インドはそのことに感謝している。だから、ロシアのウクライナ侵略で、ロシアが孤立化した時も、インドはロシアを少し支援したいとの意向もある。
加えて、ロシアがインドにとって最大の脅威である中国と連携している姿も面白くない。インドがロシアを支援することで、インドはロシアを中国依存にしすぎないよう考えているわけである。

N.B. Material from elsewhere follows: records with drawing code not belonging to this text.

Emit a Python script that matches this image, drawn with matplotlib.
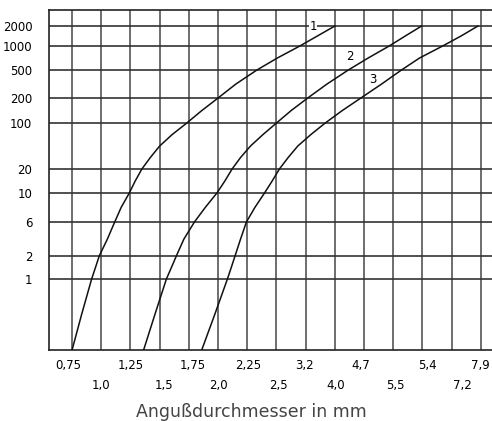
import numpy as np
import matplotlib.pyplot as plt
import matplotlib.transforms as mtransforms

# Y axis of the nomogram is not a clean log scale: tick values and where they sit
y_ticks = [1, 2, 6, 10, 20, 100, 200, 500, 1000, 2000]
y_tick_pos = [71, 94, 128, 157, 181, 227, 252, 280, 304, 324]

# X axis: one column per printed diameter (two staggered label rows)
x_labels = ["0,75", "1,0", "1,25", "1,5", "1,75", "2,0", "2,25", "2,5",
            "3,2", "4,0", "4,7", "5,5", "5,4", "7,2", "7,9"]
x_label_shift = [-4, 0, 0, 4, 4, 0, 1, 2, -1, 1, -3, 2, 5, 11, -1]  # px

# curves: y values shared, x in column index
curve_y = [0.1, 0.32, 1, 1.41, 2, 3.46, 6, 7.75, 10, 14.1, 20, 29.9, 44.7, 66.9,
           100, 141, 200, 316, 500, 707, 1000, 1414, 2000]
c1_x = [0.0, 0.33, 0.67, 0.80, 0.93, 1.21, 1.46, 1.68, 1.96, 2.16, 2.39, 2.68,
        3.0, 3.43, 3.93, 4.44, 5.0, 5.61, 6.33, 7.03, 7.80, 8.40, 9.0]
c2_x = [2.45, 2.84, 3.23, 3.40, 3.57, 3.83, 4.19, 4.56, 4.96, 5.23, 5.48, 5.77,
        6.11, 6.54, 7.0, 7.5, 8.07, 8.73, 9.46, 10.14, 10.86, 11.41, 11.97]
c3_x = [4.44, 4.89, 5.32, 5.45, 5.58, 5.77, 5.97, 6.26, 6.59, 6.85, 7.10, 7.40,
        7.73, 8.18, 8.67, 9.25, 9.89, 10.60, 11.28, 11.90, 12.69, 13.32, 13.90]

# scale knots (log10 value -> vertical position)
knot_v = np.log10([0.1] + y_ticks + [3500])
knot_p = np.array([0] + y_tick_pos + [340], dtype=float)


def fwd(v):
    v = np.clip(np.asarray(v, dtype=float), 1e-6, None)
    return np.interp(np.log10(v), knot_v, knot_p)


def inv(p):
    return 10 ** np.interp(p, knot_p, knot_v)


fig = plt.figure(figsize=(4.92, 4.21), dpi=100)
ax = fig.add_axes([49 / 492, 1 - 350 / 421, 1 - 49 / 492, 340 / 421])
ax.set_yscale('function', functions=(fwd, inv))
ax.set_ylim(0.1, 3500)
ax.set_xlim(-0.79, 14.38)

ax.spines['right'].set_visible(False)
for s in ['left', 'bottom', 'top']:
    ax.spines[s].set_linewidth(1.2)
    ax.spines[s].set_color('#222222')

xs = np.arange(len(x_labels))
for x in xs:
    ax.axvline(x, color='#555555', lw=1.2, zorder=1)
for y in y_ticks:
    ax.axhline(y, color='#333333', lw=1.2, zorder=1)

ax.set_yticks(y_ticks)
ax.set_yticklabels([str(v) for v in y_ticks])
ax.yaxis.set_minor_locator(plt.NullLocator())
ax.tick_params(axis='y', length=0, pad=12, labelsize=8.5)
ax.set_xticks([])

trans = mtransforms.blended_transform_factory(ax.transData, ax.transAxes)
for i, lab in enumerate(x_labels):
    yy = -0.047 if i % 2 == 0 else -0.103
    off = mtransforms.offset_copy(trans, fig=fig, x=x_label_shift[i], units='dots')
    ax.text(xs[i], yy, lab, transform=off, ha='center', va='center',
            fontsize=8.5)

ax.text(0.456, -0.183, "Angußdurchmesser in mm", transform=ax.transAxes,
        ha='center', va='center', fontsize=12.5, color='#444444')

for cx in [c1_x, c2_x, c3_x]:
    ax.plot(cx, curve_y, color='#111111', lw=1.1, zorder=3)

lab_box = dict(facecolor='white', edgecolor='none', pad=0.5)
ax.text(8.25, 2000, "1", ha='center', va='center', fontsize=8.5, bbox=lab_box, zorder=4)
ax.text(9.5, 740, "2", ha='center', va='center', fontsize=8.5, bbox=lab_box, zorder=4)
ax.text(10.3, 370, "3", ha='center', va='center', fontsize=8.5, bbox=lab_box, zorder=4)

fig.savefig('out.png', dpi=100)
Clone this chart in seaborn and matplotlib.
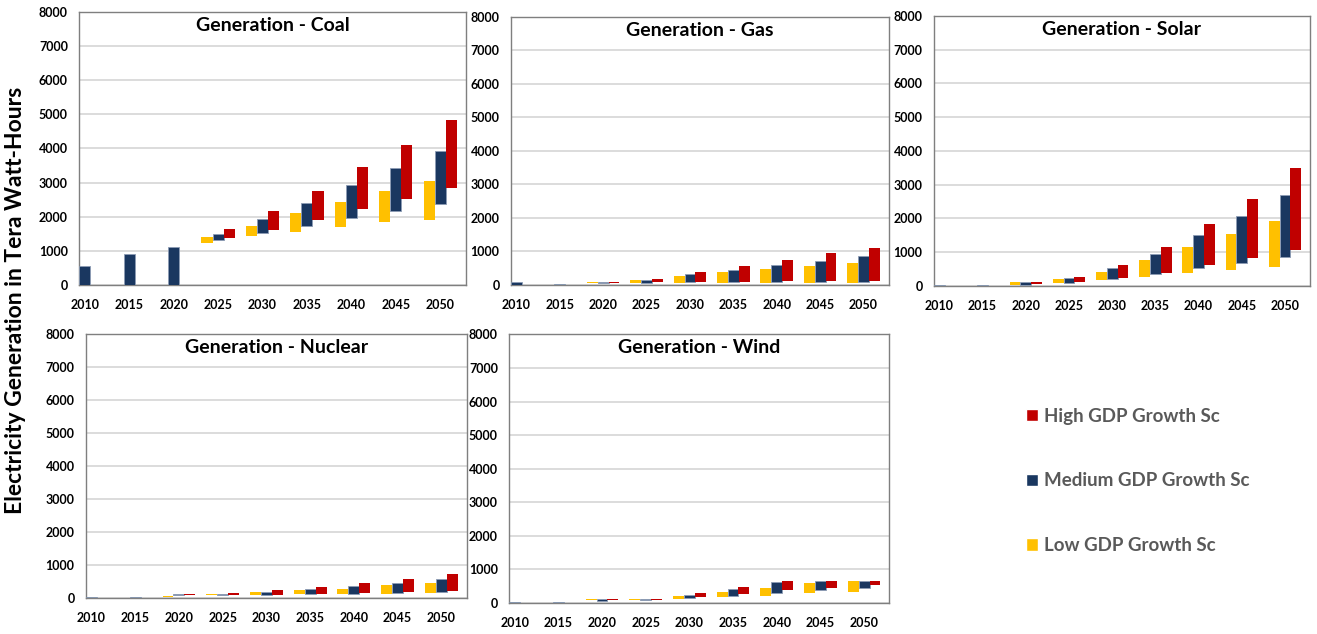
import numpy as np
import matplotlib
matplotlib.use("Agg")
import matplotlib.pyplot as plt
import seaborn as sns
from matplotlib.patches import Patch

nan = np.nan
years = ["2010", "2015", "2020", "2025", "2030", "2035", "2040", "2045", "2050"]
scenarios = ["High GDP Growth Sc", "Medium GDP Growth Sc", "Low GDP Growth Sc"]

# each series is (bottom, top) of a floating bar, in TWh
coal_low_lo = [nan, nan, nan, 1218, 1423, 1540, 1686, 1832, 1910]
coal_low_hi = [nan, nan, nan, 1413, 1735, 2095, 2437, 2758, 3051]
coal_med_lo = [0, 0, 0, 1306, 1520, 1725, 1949, 2173, 2378]
coal_med_hi = [565, 906, 1101, 1491, 1920, 2407, 2934, 3441, 3930]
coal_high_lo = [nan, nan, nan, 1384, 1618, 1910, 2232, 2524, 2846]
coal_high_hi = [nan, nan, nan, 1647, 2154, 2758, 3470, 4103, 4840]

gas_low_lo = [nan, nan, 70, 71, 71, 71, 71, 71, 71]
gas_low_hi = [nan, nan, 100, 162, 253, 374, 465, 566, 646]
gas_med_lo = [0, 0, 70, 71, 101, 101, 101, 101, 101]
gas_med_hi = [81, 30, 100, 162, 313, 455, 606, 727, 879]
gas_high_lo = [nan, nan, 70, 101, 101, 101, 131, 131, 131]
gas_high_hi = [nan, nan, 100, 192, 374, 556, 737, 949, 1101]

solar_low_lo = [nan, nan, 30, 98, 187, 275, 393, 482, 570]
solar_low_hi = [nan, nan, 118, 216, 413, 767, 1150, 1534, 1917]
solar_med_lo = [0, 0, 30, 98, 206, 354, 531, 678, 846]
solar_med_hi = [30, 30, 118, 236, 521, 944, 1495, 2065, 2684]
solar_high_lo = [nan, nan, 59, 118, 246, 393, 629, 836, 1072]
solar_high_hi = [nan, nan, 118, 265, 619, 1150, 1829, 2586, 3481]

nuclear_low_lo = [nan, nan, 40, 81, 81, 111, 111, 111, 141]
nuclear_low_hi = [nan, nan, 71, 111, 172, 232, 283, 384, 444]
nuclear_med_lo = [0, 0, 81, 81, 101, 121, 131, 141, 172]
nuclear_med_hi = [30, 30, 111, 111, 192, 263, 374, 465, 576]
nuclear_high_lo = [nan, nan, 81, 81, 101, 131, 141, 172, 202]
nuclear_high_hi = [nan, nan, 111, 141, 232, 323, 465, 586, 737]

wind_low_lo = [nan, nan, 70, 90, 120, 180, 210, 280, 310]
wind_low_hi = [nan, nan, 100, 120, 210, 330, 450, 600, 660]
wind_med_lo = [0, 0, 60, 80, 140, 210, 290, 380, 440]
wind_med_hi = [30, 30, 100, 120, 240, 410, 610, 660, 660]
wind_high_lo = [nan, nan, 70, 90, 180, 250, 370, 450, 540]
wind_high_hi = [nan, nan, 100, 120, 300, 480, 660, 660, 660]

panels = [
    ("Generation - Coal", [0.0600, 0.5505, 0.2938, 0.4306],
     coal_low_lo, coal_low_hi, coal_med_lo, coal_med_hi, coal_high_lo, coal_high_hi),
    ("Generation - Gas", [0.3878, 0.5505, 0.2870, 0.4232],
     gas_low_lo, gas_low_hi, gas_med_lo, gas_med_hi, gas_high_lo, gas_high_hi),
    ("Generation - Solar", [0.7090, 0.5489, 0.2857, 0.4263],
     solar_low_lo, solar_low_hi, solar_med_lo, solar_med_hi, solar_high_lo, solar_high_hi),
    ("Generation - Nuclear", [0.0651, 0.0568, 0.2893, 0.4164],
     nuclear_low_lo, nuclear_low_hi, nuclear_med_lo, nuclear_med_hi, nuclear_high_lo, nuclear_high_hi),
    ("Generation - Wind", [0.3865, 0.0494, 0.2888, 0.4230],
     wind_low_lo, wind_low_hi, wind_med_lo, wind_med_hi, wind_high_lo, wind_high_hi),
]

sns.set_theme(style="whitegrid")
plt.rcParams["font.family"] = ["Lato", "DejaVu Sans"]

palette = sns.color_palette(["#FFC000", "#1A3760", "#C00000"])
low_c, med_c, high_c = palette

fig = plt.figure(figsize=(13.17, 6.34), dpi=100)

width = 0.25
x = np.arange(len(years))

for title, rect, llo, lhi, mlo, mhi, hlo, hhi in panels:
    ax = fig.add_axes(rect)
    for off, lo, hi, col, ec in [(-width, llo, lhi, low_c, "none"),
                                 (0, mlo, mhi, med_c, "#8c9cb4"),
                                 (width, hlo, hhi, high_c, "none")]:
        lo = np.array(lo, dtype=float)
        hi = np.array(hi, dtype=float)
        ax.bar(x + off, hi - lo, width, bottom=lo, color=col,
               edgecolor=ec, linewidth=0.6, zorder=3)
    ax.set_xlim(-0.13, 8.58)
    ax.set_ylim(0, 8000)
    ax.set_yticks(np.arange(0, 8001, 1000))
    ax.set_xticks(x)
    ax.set_xticklabels(years)
    ax.grid(axis="x", visible=False)
    ax.grid(axis="y", color="#d9d9d9", linewidth=1.3, zorder=0)
    ax.set_axisbelow(True)
    ax.tick_params(axis="y", length=0, pad=8, labelsize=9)
    ax.tick_params(axis="x", length=0, pad=10, labelsize=9)
    for lab in ax.get_xticklabels() + ax.get_yticklabels():
        lab.set_fontweight("bold")
        lab.set_color("black")
    for sp in ax.spines.values():
        sp.set_visible(True)
        sp.set_color("#7f7f7f")
        sp.set_linewidth(1.0)
    ax.set_facecolor("white")
    ax.text(0.5, 0.95, title, transform=ax.transAxes, ha="center", va="center",
            fontsize=14, fontweight="bold", color="black")

fig.text(0.012, 0.527, "Electricity Generation in Tera Watt-Hours", rotation=90,
         ha="center", va="center", fontsize=16.5, fontweight="bold", color="black")

handles = [Patch(facecolor=high_c, label=scenarios[0]),
           Patch(facecolor=med_c, label=scenarios[1]),
           Patch(facecolor=low_c, label=scenarios[2])]
leg = fig.legend(handles=handles, loc="center left", bbox_to_anchor=(1009 / 1317, 1 - 481 / 634),
                 frameon=False, fontsize=13.5, labelspacing=2.55, handlelength=0.65,
                 handleheight=0.65, handletextpad=0.3)
for t in leg.get_texts():
    t.set_color("#595959")
    t.set_fontweight("bold")

fig.savefig("out.png", dpi=100)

そう考えると、モディ政権にとって、トランプ大統領の発言を認めるのはまずい。インドの外務省は「関知していない」という形で、その有無をも含め、ごまかしておいたほうがいいと、判断したわけである。
そもそもインドは原油輸入を停止できるのか
そこで気になるのは、そもそも、インドはロシアからの原油輸入を停止することができるのだろうか、という問題である。ロシアがウクライナ侵略をする前、インドはロシアから原油をほとんど輸入していなかった。だから、その前の状態に戻ればいいのであるから、可能なようにみえるが、実際には、そう単純ではない。もしロシアからの輸入を止めた場合、代わりの供給元を見つけなければならないからだ。
インドが2024年輸入した原油の内、36%がロシア産だ。イラクからが21%、サウジアラビアからが13%、アラブ首長国連邦(UAE)からが9%、そしてアメリカから3%、その他が18%である。ロシアからが非常に多い。それだけ大量の原油の供給元を見つけるのは容易ではないはずだ。

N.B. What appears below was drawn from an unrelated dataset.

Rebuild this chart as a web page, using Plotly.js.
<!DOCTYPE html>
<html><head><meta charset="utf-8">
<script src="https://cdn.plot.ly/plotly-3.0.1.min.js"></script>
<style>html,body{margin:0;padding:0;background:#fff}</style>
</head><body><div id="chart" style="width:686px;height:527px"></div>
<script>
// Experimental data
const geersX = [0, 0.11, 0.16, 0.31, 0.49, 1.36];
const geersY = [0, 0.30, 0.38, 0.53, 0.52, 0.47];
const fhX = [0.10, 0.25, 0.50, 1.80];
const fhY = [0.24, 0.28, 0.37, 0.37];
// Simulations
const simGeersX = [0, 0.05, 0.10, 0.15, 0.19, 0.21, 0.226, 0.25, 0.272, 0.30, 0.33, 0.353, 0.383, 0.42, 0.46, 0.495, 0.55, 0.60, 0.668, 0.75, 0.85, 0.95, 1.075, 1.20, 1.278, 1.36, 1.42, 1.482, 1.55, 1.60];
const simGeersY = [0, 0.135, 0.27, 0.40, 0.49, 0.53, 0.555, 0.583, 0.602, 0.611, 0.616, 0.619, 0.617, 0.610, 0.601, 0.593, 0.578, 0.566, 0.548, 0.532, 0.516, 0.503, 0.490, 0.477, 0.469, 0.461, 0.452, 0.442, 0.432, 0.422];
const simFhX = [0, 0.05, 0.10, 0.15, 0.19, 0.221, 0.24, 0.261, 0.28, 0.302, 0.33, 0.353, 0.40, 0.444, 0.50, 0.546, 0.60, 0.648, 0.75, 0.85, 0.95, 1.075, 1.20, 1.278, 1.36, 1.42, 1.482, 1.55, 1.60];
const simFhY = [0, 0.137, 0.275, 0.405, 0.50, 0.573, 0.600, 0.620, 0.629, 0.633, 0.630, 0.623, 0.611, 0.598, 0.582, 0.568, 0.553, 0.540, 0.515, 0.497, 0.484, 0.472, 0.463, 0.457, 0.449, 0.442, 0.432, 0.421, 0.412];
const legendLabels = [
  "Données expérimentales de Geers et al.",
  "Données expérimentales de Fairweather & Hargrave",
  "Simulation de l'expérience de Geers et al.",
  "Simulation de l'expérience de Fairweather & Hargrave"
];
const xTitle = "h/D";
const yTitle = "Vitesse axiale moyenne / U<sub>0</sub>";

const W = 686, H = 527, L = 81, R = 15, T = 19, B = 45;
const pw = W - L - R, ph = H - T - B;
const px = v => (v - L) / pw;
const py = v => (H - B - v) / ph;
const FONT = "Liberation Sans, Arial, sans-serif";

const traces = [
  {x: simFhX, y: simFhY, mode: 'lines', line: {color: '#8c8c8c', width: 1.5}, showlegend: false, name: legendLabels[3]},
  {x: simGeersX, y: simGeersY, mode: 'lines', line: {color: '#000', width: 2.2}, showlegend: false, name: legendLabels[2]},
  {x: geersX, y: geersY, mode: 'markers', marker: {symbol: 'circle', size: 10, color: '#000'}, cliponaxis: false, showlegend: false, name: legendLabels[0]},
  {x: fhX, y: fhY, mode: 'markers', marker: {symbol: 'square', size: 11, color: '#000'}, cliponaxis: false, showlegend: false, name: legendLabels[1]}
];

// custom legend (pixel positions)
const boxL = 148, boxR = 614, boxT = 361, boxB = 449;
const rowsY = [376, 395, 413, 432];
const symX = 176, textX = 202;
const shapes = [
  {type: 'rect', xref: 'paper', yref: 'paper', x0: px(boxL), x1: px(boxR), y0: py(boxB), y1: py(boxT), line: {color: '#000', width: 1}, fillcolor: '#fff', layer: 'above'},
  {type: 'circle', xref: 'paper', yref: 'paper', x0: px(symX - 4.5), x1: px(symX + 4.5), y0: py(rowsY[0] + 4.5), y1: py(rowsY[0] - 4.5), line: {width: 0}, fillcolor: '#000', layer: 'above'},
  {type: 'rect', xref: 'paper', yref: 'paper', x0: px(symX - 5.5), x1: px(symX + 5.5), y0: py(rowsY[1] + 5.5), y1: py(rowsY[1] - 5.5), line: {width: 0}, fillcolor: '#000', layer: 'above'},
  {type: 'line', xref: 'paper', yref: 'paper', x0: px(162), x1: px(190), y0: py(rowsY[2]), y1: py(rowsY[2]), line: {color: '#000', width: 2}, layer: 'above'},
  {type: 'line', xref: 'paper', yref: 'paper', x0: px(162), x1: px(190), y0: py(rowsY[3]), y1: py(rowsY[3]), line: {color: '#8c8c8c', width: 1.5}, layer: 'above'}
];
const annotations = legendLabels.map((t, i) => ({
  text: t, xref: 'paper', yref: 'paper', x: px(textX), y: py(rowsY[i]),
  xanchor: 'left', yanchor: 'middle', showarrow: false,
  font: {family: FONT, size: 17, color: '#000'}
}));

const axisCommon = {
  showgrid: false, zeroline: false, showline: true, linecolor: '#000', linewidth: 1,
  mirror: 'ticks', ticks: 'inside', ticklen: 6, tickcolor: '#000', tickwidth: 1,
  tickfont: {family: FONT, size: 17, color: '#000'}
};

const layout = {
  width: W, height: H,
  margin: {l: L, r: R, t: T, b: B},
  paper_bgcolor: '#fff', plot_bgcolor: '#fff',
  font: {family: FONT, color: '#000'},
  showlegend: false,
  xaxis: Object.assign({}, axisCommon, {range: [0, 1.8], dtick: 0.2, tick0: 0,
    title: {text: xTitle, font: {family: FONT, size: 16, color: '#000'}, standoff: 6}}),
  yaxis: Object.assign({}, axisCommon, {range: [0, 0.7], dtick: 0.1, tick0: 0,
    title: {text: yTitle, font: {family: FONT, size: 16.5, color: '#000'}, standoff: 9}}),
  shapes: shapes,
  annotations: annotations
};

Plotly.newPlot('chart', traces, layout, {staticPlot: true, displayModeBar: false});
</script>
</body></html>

ただ、現在の原油の状況は、インドが代わりの供給元を見つけやすい状況にある。需要に比べ供給が上回り、原油の価格が下がっているし、アメリカも積極的に輸出しているからだ。実際、インドは25年、アメリカからの原油輸入を急増しつつある。
過去にインドは、アメリカの圧力を受けて、ベネズエラ、イランからの輸入をやめた経緯がある。ロシアからの輸入はそれよりもはるかに大きいが、実施可能とみられる。
実際、トランプ政権がロシアの主要な石油会社2社に制裁を課して以降、インドの民間企業はロシアからの原油輸入を止めつつあるようだ。インド国営の石油会社は輸入を継続するようだが、明らかに量は減る傾向にある。